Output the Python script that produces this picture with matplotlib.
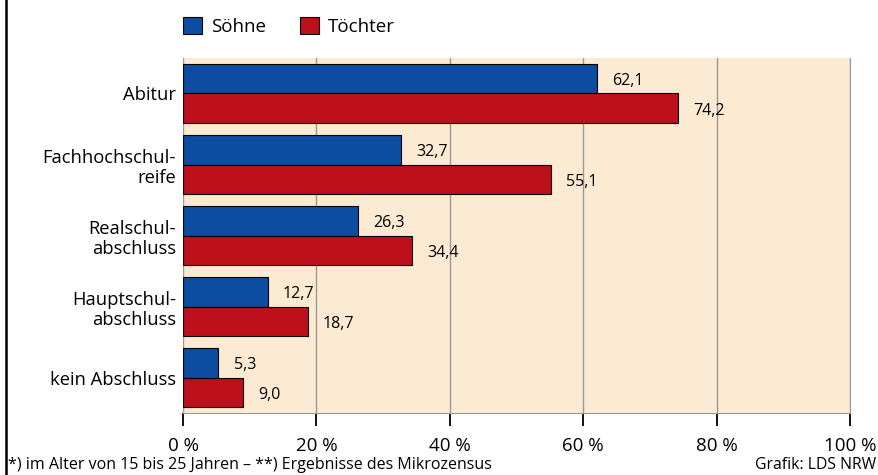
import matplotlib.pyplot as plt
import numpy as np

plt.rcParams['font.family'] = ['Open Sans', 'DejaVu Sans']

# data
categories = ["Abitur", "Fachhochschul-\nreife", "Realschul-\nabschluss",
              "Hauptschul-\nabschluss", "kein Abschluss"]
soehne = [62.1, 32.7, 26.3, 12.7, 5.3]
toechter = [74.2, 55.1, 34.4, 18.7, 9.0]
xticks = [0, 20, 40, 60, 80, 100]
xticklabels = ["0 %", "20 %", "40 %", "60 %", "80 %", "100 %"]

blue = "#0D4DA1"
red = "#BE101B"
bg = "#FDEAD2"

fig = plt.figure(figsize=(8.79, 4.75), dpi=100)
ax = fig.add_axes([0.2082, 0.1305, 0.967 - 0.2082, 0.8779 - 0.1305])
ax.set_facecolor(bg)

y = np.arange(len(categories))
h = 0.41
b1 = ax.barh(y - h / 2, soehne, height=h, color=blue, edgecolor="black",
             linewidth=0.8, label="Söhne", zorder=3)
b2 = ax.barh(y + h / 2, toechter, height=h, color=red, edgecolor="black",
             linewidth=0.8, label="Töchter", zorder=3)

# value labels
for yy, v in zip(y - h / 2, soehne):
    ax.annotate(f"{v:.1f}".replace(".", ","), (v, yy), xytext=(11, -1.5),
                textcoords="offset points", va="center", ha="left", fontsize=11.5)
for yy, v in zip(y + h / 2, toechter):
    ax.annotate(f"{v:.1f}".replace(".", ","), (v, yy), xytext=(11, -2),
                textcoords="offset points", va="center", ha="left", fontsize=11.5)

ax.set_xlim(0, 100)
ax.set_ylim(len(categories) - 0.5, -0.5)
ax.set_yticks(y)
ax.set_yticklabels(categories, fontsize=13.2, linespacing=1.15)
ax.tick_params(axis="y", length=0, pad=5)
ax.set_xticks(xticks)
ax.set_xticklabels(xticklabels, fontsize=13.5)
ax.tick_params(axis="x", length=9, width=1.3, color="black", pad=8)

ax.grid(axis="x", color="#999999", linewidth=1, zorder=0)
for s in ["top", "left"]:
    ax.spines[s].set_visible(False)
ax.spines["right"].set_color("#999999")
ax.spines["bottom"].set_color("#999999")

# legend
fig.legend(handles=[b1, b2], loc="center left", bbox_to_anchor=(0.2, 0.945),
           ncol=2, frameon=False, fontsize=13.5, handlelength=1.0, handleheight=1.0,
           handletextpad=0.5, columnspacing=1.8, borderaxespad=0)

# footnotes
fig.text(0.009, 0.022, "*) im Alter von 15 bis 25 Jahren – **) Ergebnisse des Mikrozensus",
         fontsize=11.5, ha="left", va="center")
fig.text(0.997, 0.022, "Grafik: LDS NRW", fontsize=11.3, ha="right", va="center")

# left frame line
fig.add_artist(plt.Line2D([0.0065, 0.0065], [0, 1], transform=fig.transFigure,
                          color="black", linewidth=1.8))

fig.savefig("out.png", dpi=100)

----------------------------------------

**Task to complete**
Copy each line of the listing in which the word "matplotlib" can be found.

**The solution**
Output the Python script that produces this picture with matplotlib.
import matplotlib.pyplot as plt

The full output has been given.